To model future energy systems and their markets, it is important to understand the underlying dynamics of their components correctly. Common fundamental market models simulate power plant dispatch and rely on expert guesses for their parametrization. This is a significant source of uncertainty regarding the model results.
We proposed a method to predict the dispatch of power plants probabilistically, based only on historic open data. We use published operational data of the power plant as well as electricity and fuel market prices. These are fed into a fundamental dispatch model as part of a Monte Carlo simulation to obtain probabilistic estimates of the dispatch parameters. Additionally, we obtain probabilistic dispatch predictions from the derived probability distributions over the parameter values. We determine the posterior predictive distribution which takes the uncertainty about the power plant parameters into account.
Each Monte Carlo step includes solving a Mixed-Integer Linear Program which takes on average about 3 seconds. Since the samples are taken independently, all optimization problems can be solved in parallel. The HPC therefore reduces overall computation time drastically in comparison to that on a single machine, which would be up to three months.
We applied this method to three German natural gas combined cycle power plants and infer the cold and warm start costs, fuel independent running costs, the efficiency at minimum load, and the warm-keeping time, that is, the time after which higher cold start cost are induced by the start up procedure. Our approach increases the prediction accuracy in comparison to deterministic parameter estimation and additionally yields further information on the certainty of the dispatch parameters. The results showed that warm and cold start costs are considerably lower than expert’s guesses suggested. For the efficiency at minimum load out approach could not infer new information.
We showed that the probabilistic models had overall higher accuracies than the deterministic model, when considering the highest probability prediction. However, the increase in accuracy is small. One has to decide depending on the use case whether this is worth the increase in required computation time.
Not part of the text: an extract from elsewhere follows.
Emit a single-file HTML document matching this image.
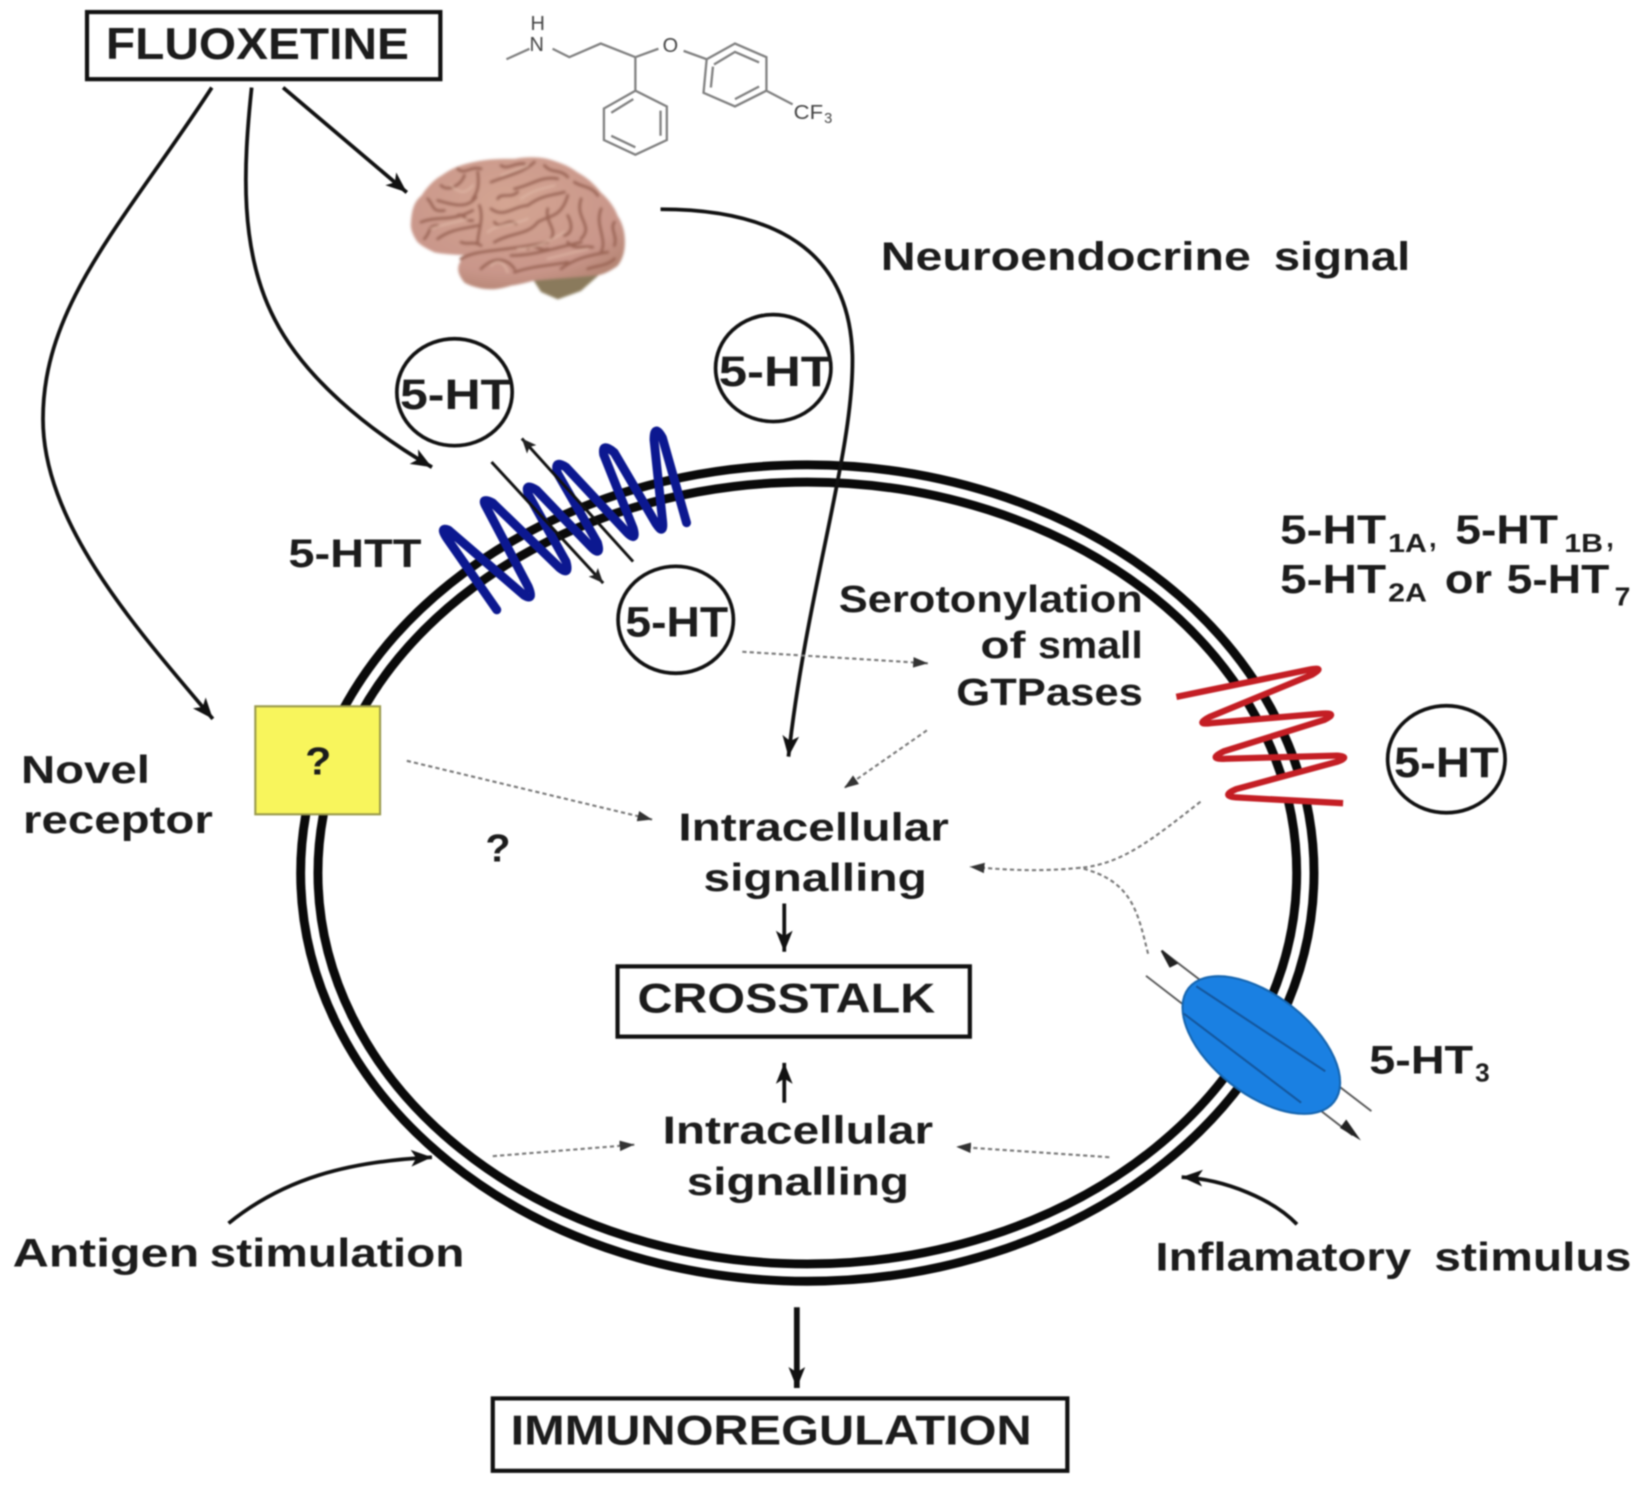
<!DOCTYPE html>
<html><head><meta charset="utf-8"><style>
html,body{margin:0;padding:0;background:#fff}
svg{display:block;filter:blur(.9px)}
text{font-family:"Liberation Sans",Arial,sans-serif;font-weight:bold;fill:#1c1c1c}
</style></head><body>
<svg width="1644" height="1486" viewBox="0 0.5 1568 1417" preserveAspectRatio="none" xmlns="http://www.w3.org/2000/svg">
<defs>
<marker id="a" markerUnits="userSpaceOnUse" markerWidth="24" markerHeight="18" refX="20" refY="8" orient="auto"><path d="M0,0L20,8L0,16L5,8Z" fill="#111"/></marker>
<marker id="s" markerUnits="userSpaceOnUse" markerWidth="16" markerHeight="14" refX="14" refY="6" orient="auto"><path d="M0,0L14,6L0,12L3,6Z" fill="#222"/></marker>
<marker id="d" markerUnits="userSpaceOnUse" markerWidth="16" markerHeight="14" refX="14" refY="5" orient="auto"><path d="M0,0L14,5L0,10Z" fill="#333"/></marker>
<radialGradient id="br" cx=".45" cy=".35" r=".75"><stop offset="0" stop-color="#d4a592"/><stop offset=".7" stop-color="#c9968a"/><stop offset="1" stop-color="#ae7f6c"/></radialGradient>
<filter id="bl" x="-5%" y="-5%" width="110%" height="110%"><feGaussianBlur stdDeviation="1.300"/></filter>
</defs>
<rect x="0" y="0" width="1600" height="1450" fill="#fff"/>

<!-- membrane -->
<ellipse cx="770" cy="833" rx="475" ry="381" fill="none" stroke="#0a0a0a" stroke-width="25"/>
<ellipse cx="770" cy="833" rx="475" ry="381" fill="none" stroke="#fff" stroke-width="8"/>

<!-- molecule -->
<g fill="none" stroke="#808080" stroke-width="2.200">
<path d="M483,57L505,47M527,47L543,55L573,42L606,55L628,47M652,49L674,57L701,42L731,55L731,87L701,102L671,89L674,57M731,87L756,100"/>
<path d="M681,62L701,50L724,60M724,83L701,95M678,84L680,64"/>
<path d="M606,55L606,87L636,102L636,134L606,148L576,134L576,104L606,87"/>
<path d="M630,106L630,130M606,141L583,130M583,108L604,95"/>
</g>
<text x="506" y="29" font-size="19" style="font-weight:normal;fill:#444">H</text><text x="505" y="49" font-size="19" style="font-weight:normal;fill:#444">N</text><text x="632" y="50" font-size="19" style="font-weight:normal;fill:#444">O</text><text x="757" y="114" font-size="19" style="font-weight:normal;fill:#444" textLength="28" lengthAdjust="spacingAndGlyphs">CF</text><text x="786" y="118" font-size="14" style="font-weight:normal;fill:#444">3</text>

<!-- brain -->
<g filter="url(#bl)">
<path d="M509,268L516,279L532,286L554,278L572,262Z" fill="#8a7a5c"/>
<path d="M392,212C393,198 396,192 402,187C408,178 414,172 421,168C432,160 442,157 452,155C465,152 478,152 491,152C502,150 512,150 522,152C532,155 542,158 551,165C560,170 567,176 573,184C580,190 586,198 589,206C594,214 596,222 596,231C596,240 594,248 589,254C582,259 576,262 570,263C550,265 530,266 510,268C502,270 495,272 487,273C478,276 470,277 462,276C455,275 448,273 443,270C439,265 437,261 437,257C437,252 440,248 443,244C433,243 423,243 414,241C408,238 402,235 398,231C394,225 391,219 392,212Z" fill="url(#br)"/>
<g transform="translate(382.500,136) scale(.318)" fill="none" stroke="#9c6656" stroke-width="9" stroke-linecap="round">
<path d="M110,175C160,190 200,200 225,165M230,90C235,130 230,150 215,170M270,120C320,100 370,90 400,60M340,140C390,130 420,100 470,110"/>
<path d="M60,240C110,220 150,240 215,205M110,290C150,260 190,260 230,250M235,190C250,230 230,270 230,300M270,200C310,230 340,190 380,190C420,160 450,160 490,150"/>
<path d="M280,300C330,270 380,280 410,240C440,220 480,230 500,160M180,350C230,320 300,330 440,300M330,340C400,340 450,320 540,300M480,380C520,350 560,340 620,330"/>
<path d="M540,170C520,230 580,250 540,290M600,200C580,250 620,290 600,330M240,380C280,340 320,350 340,380M340,390C400,370 450,370 500,360M120,130C140,150 180,130 190,100M70,290C90,270 80,250 110,250"/>
<path d="M290,170C300,150 330,170 350,150M440,200C430,240 470,260 450,290M490,280C520,270 510,240 500,220M560,380C590,370 620,370 640,350"/>
<path d="M170,80C190,100 210,70 240,80M300,70C320,85 340,60 370,65M430,70C450,95 480,80 500,105M520,120C540,135 570,130 590,160M80,170C100,190 90,210 130,205M170,220C190,210 190,240 215,235M640,240C625,260 650,280 640,310M180,300C200,310 215,295 240,310M280,240C300,265 320,225 345,245M380,320C395,300 420,330 440,320M500,300C520,325 540,310 575,315"/>
</g>
<g transform="translate(382.500,136) scale(.318)" fill="none" stroke="#e2bcaa" stroke-width="6" stroke-linecap="round" opacity=".7">
<path d="M150,130C180,160 200,150 215,130M300,100C340,85 360,80 380,70M360,170C400,140 430,140 460,130M90,260C130,245 170,240 200,230M260,270C300,240 340,250 380,230M350,320C400,320 440,300 490,270M270,370C290,350 310,360 320,390M440,350C480,340 520,330 560,320"/>
</g>
</g>

<!-- solid connectors -->
<g fill="none" stroke="#111" stroke-width="3.600">
<path d="M202,84C120,210 41,290 41,400C41,500 130,600 203,686" marker-end="url(#a)"/>
<path d="M240,84C232,160 228,240 262,305C290,360 350,410 412,446" marker-end="url(#a)"/>
<path d="M270,84L388,184" marker-end="url(#a)"/>
<path d="M630,200C740,200 810,240 813,339C815,430 770,560 752,722" marker-end="url(#a)"/>
<path d="M748,862V908" marker-end="url(#a)"/>
<path d="M748,1052V1014" marker-end="url(#a)"/>
<path d="M760,1247V1324" stroke-width="5.500" marker-end="url(#a)"/>
<path d="M218,1167C270,1125 330,1108 412,1104" marker-end="url(#a)"/>
<path d="M1237,1168C1215,1145 1170,1125 1127,1123" marker-end="url(#a)"/>
</g>

<!-- dashed -->
<g fill="none" stroke="#777" stroke-width="2" stroke-dasharray="4 3">
<path d="M708,622L885,633" marker-end="url(#d)"/>
<path d="M884,697L805,752" marker-end="url(#d)"/>
<path d="M388,726L622,782" marker-end="url(#d)"/>
<path d="M1145,765C1100,800 1070,825 1030,828C990,832 960,830 925,827" marker-end="url(#d)"/>
<path d="M1095,910C1085,870 1080,840 1030,828"/>
<path d="M470,1103L605,1092" marker-end="url(#d)"/>
<path d="M1058,1104L912,1094" marker-end="url(#d)"/>
</g>

<!-- transporter -->
<g transform="translate(1.800,2)">
<path d="M472,580L426,514Q416,500 426,504L498,566Q508,572 502,558L462,482Q456,472 468,478L532,540Q542,548 538,534L502,470Q498,458 510,466L562,520Q572,530 568,516L530,450Q526,436 538,444L596,506Q606,516 602,502L574,432Q572,420 584,430L624,498Q632,510 630,494L622,418Q622,402 630,416L653,497" fill="none" stroke="#0c1890" stroke-width="8.500" stroke-linejoin="round" stroke-linecap="round"/>
<g fill="none" stroke="#111" stroke-width="2.800">
<path d="M467,439L573.500,554.500" marker-end="url(#s)"/>
<path d="M602,534L495.900,416.600" marker-end="url(#s)"/>
</g>
</g>

<!-- red receptor -->
<g transform="translate(-1,-2)">
<path d="M1123,667L1260,640L1145.500,692ZM1145.500,692L1272.600,682.600L1158,725.500ZM1283.800,724L1169,760.700L1282,768.400Z" fill="#fff"/>
<path d="M1123,667L1250,641Q1266,638 1252,646L1155,686Q1140,694 1156,692L1262,683Q1278,682 1264,689L1168,719Q1152,727 1170,726L1276,723Q1290,724 1276,729L1180,755Q1164,762 1182,763L1282,768.400" fill="none" stroke="#c41e24" stroke-width="6" stroke-linejoin="round"/>
</g>

<!-- 5-HT3 -->
<path d="M1108,907L1308,1060" stroke="#555" stroke-width="1.800" fill="none"/>
<path d="M1093,931L1290,1083" stroke="#555" stroke-width="1.800" fill="none"/>
<path d="M1122,919L1108,907L1116,922Z" fill="#222" stroke="#222" stroke-width="2"/>
<path d="M1278,1076L1298,1088L1284,1068Z" fill="#222"/>
<ellipse cx="1203" cy="997" rx="88" ry="47" transform="rotate(38 1203 997)" fill="#1a80e2" stroke="#1565b0" stroke-width="2"/>
<path d="M1141,941L1264,1022M1129,967L1241,1052" stroke="#14569c" stroke-width="2" fill="none"/>

<!-- circles -->
<g transform="translate(1.500,1.500)">
<g fill="none" stroke="#111" stroke-width="3.500">
<ellipse cx="432" cy="373" rx="55" ry="51"/>
<ellipse cx="736" cy="350" rx="55" ry="51"/>
<ellipse cx="643" cy="590" rx="55" ry="51"/>
<ellipse cx="1378" cy="723" rx="56" ry="51"/>
</g>
<text x="380" y="389" font-size="41" textLength="106" lengthAdjust="spacingAndGlyphs">5-HT</text>
<text x="684" y="367" font-size="41" textLength="108" lengthAdjust="spacingAndGlyphs">5-HT</text>
<text x="595" y="606" font-size="41" textLength="98" lengthAdjust="spacingAndGlyphs">5-HT</text>
<text x="1328" y="740" font-size="41" textLength="100" lengthAdjust="spacingAndGlyphs">5-HT</text>
</g>

<!-- boxes -->
<rect x="83" y="12" width="337" height="64" fill="#fff" stroke="#111" stroke-width="4"/>
<rect x="589" y="922" width="336" height="67" fill="#fff" stroke="#111" stroke-width="4"/>
<rect x="470" y="1334" width="548" height="69" fill="#fff" stroke="#111" stroke-width="4"/>
<rect x="243.500" y="674" width="119" height="103" fill="#f8f55c" stroke="#99994a" stroke-width="2"/>

<!-- labels -->
<text x="101" y="57" font-size="42" textLength="289" lengthAdjust="spacingAndGlyphs">FLUOXETINE</text>
<text x="840" y="258" font-size="38" textLength="353" lengthAdjust="spacingAndGlyphs">Neuroendocrine</text>
<text x="1215" y="258" font-size="38" textLength="130" lengthAdjust="spacingAndGlyphs">signal</text>
<text x="275" y="541" font-size="38" textLength="127" lengthAdjust="spacingAndGlyphs">5-HTT</text>
<text x="800" y="584" font-size="36" textLength="290" lengthAdjust="spacingAndGlyphs">Serotonylation</text>
<text x="935" y="628" font-size="36" textLength="43" lengthAdjust="spacingAndGlyphs">of</text>
<text x="990" y="628" font-size="36" textLength="100" lengthAdjust="spacingAndGlyphs">small</text>
<text x="912" y="673" font-size="36" textLength="178" lengthAdjust="spacingAndGlyphs">GTPases</text>

<text x="1221" y="519" font-size="39" textLength="101" lengthAdjust="spacingAndGlyphs">5-HT</text>
<text x="1324" y="527" font-size="25" textLength="37" lengthAdjust="spacingAndGlyphs">1A</text>
<text x="1363" y="522" font-size="26">,</text>
<text x="1388" y="519" font-size="39" textLength="98" lengthAdjust="spacingAndGlyphs">5-HT</text>
<text x="1492" y="527" font-size="25" textLength="37" lengthAdjust="spacingAndGlyphs">1B</text>
<text x="1532" y="522" font-size="26">,</text>
<text x="1221" y="566" font-size="39" textLength="101" lengthAdjust="spacingAndGlyphs">5-HT</text>
<text x="1324" y="574" font-size="25" textLength="37" lengthAdjust="spacingAndGlyphs">2A</text>
<text x="1378" y="566" font-size="39" textLength="45" lengthAdjust="spacingAndGlyphs">or</text>
<text x="1437" y="566" font-size="39" textLength="98" lengthAdjust="spacingAndGlyphs">5-HT</text>
<text x="1540" y="578" font-size="25" textLength="15" lengthAdjust="spacingAndGlyphs">7</text>

<text x="20" y="747" font-size="37" textLength="123" lengthAdjust="spacingAndGlyphs">Novel</text>
<text x="22" y="795" font-size="37" textLength="181" lengthAdjust="spacingAndGlyphs">receptor</text>
<text x="291" y="739" font-size="37" textLength="25" lengthAdjust="spacingAndGlyphs">?</text>
<text x="463" y="822" font-size="37" textLength="24" lengthAdjust="spacingAndGlyphs">?</text>
<text x="647" y="802" font-size="37" textLength="258" lengthAdjust="spacingAndGlyphs">Intracellular</text>
<text x="671" y="850" font-size="37" textLength="213" lengthAdjust="spacingAndGlyphs">signalling</text>
<text x="608" y="966" font-size="40" textLength="284" lengthAdjust="spacingAndGlyphs">CROSSTALK</text>
<text x="632" y="1091" font-size="37" textLength="258" lengthAdjust="spacingAndGlyphs">Intracellular</text>
<text x="655" y="1140" font-size="37" textLength="212" lengthAdjust="spacingAndGlyphs">signalling</text>
<text x="1306" y="1024" font-size="38" textLength="99" lengthAdjust="spacingAndGlyphs">5-HT</text>
<text x="1407" y="1032" font-size="25">3</text>
<text x="12" y="1208" font-size="38" textLength="178" lengthAdjust="spacingAndGlyphs">Antigen</text>
<text x="200" y="1208" font-size="38" textLength="243" lengthAdjust="spacingAndGlyphs">stimulation</text>
<text x="1102" y="1212" font-size="38" textLength="244" lengthAdjust="spacingAndGlyphs">Inflamatory</text>
<text x="1368" y="1212" font-size="38" textLength="188" lengthAdjust="spacingAndGlyphs">stimulus</text>
<text x="487" y="1378" font-size="40" textLength="497" lengthAdjust="spacingAndGlyphs">IMMUNOREGULATION</text>
</svg>
</body></html>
Furthermore, the probabilistic prediction gives a measure of certainty to the predicted dispatch. We observed that the prediction is less certain in hours in which the deterministic dispatch was inaccurate. This additional information in the model results might increase the trust in the prediction.
In future research this model could be expanded to include more different power plant technologies, e.g. hard coal and lignite power plants. However, most power plants in Germany are combined heat and power plants and applying the model to them is currently not possible because heat production data is not published. Furthermore, this prediction model could be applied as part of an energy system model. There the results of the parameter inference could be used as parameters of underlying fundamental dispatch models.